The Roman gods were more patriotic symbols than objects of belief. No one was martyred for believing in them. No one fought over their creeds, because there were no creeds. These gods did for Rome what flags, national hymns, and civic holidays do for a modern nation. They united it. They were universal symbols of national pride. Just as everyone stands for the national anthem, faces the flag, puts their hand over their heart, and sings the familiar words, so too did Roman citizens walk up the wide marble steps of their many-columned temples, make a petition, and then burn incense on the altar of their favorite god.

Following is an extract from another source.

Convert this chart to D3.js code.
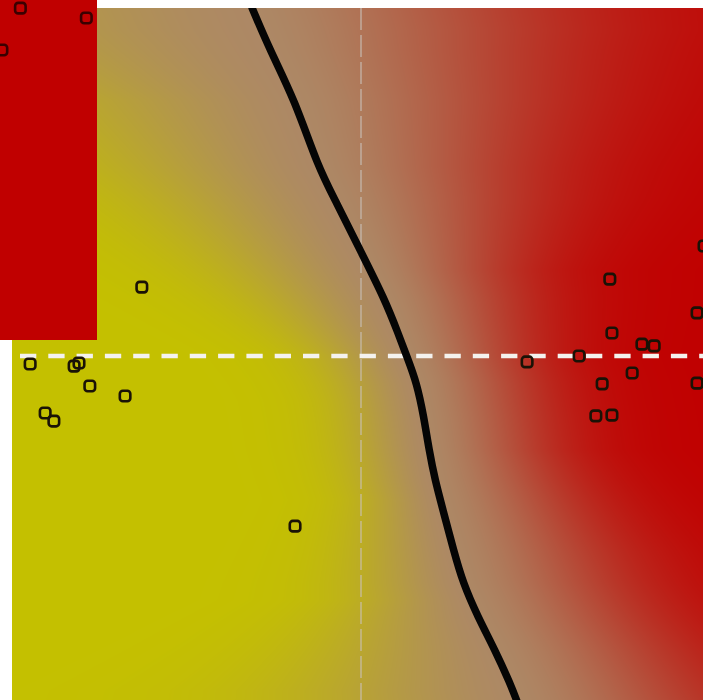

It required heroic courage for Polycarp, and thousands of other early Christians, to not drop some grains of incense into a flame burning before a pagan god. For the Romans, to not burn such incense was akin to spitting on a flag. But Polycarp simply refused to renounce the truth of what he had heard as a young man from the mouth of Saint John, that a carpenter named Jesus, who had lived a few weeks to the south of Smyrna, had risen from the dead after His decomposing body had been placed in a guarded tomb. And this had happened recently, in the time of Polycarp’s own grandparents!

Polycarp was proud to die for a faith he had adopted through hard-earned thought. His pedigree as a Christian leader was impeccable. He had learned the faith from one of the Lord’s very own Apostles. He had met the famous Bishop of Antioch, Saint Ignatius, when Ignatius passed through Smyrna on the way to his execution in Rome. One of Saint Ignatius’ famous seven letters is even addressed to Polycarp. Polycarp, Saint Irenaeus of Lyon tells us, even travelled to Rome to meet with the Pope over the question of the dating of Easter. Irenaeus had known and had learned from Polycarp when Irenaeus was a child in Asia Minor. Polycarp’s own letter to the Philippians was read in churches in Asia as if it were part of Scripture, at least until the fourth century.

It was this venerable, grey-haired man, the last living witness to the apostolic age, whose hands were bound behind him to a stake, and who stood “like a mighty ram” as thousands screamed for his blood. Bishop Polycarp nobly accepted what he had not actively sought. His body was burned after his death, and the faithful preserved his bones, the first instance of relics being so honored. A few years after Polycarp’s death, a man from Smyrna named Pionius was martyred for observing the martyrdom of Saint Polycarp. In just this fashion links are added, one after another, to the chain of faith which stretches through the centuries down to the present, where we now honor Saint Polycarp as if we were seated within earshot of the action in the stadium that fateful day.

Great martyr Saint Polycarp, make us steadfast witnesses to the truth in word and deed, just as you witnessed to the truth in your own life and death. Through your intercession, make our commitment to our religion of long duration, a life project, enduring until our life of faith concludes with a death of faith.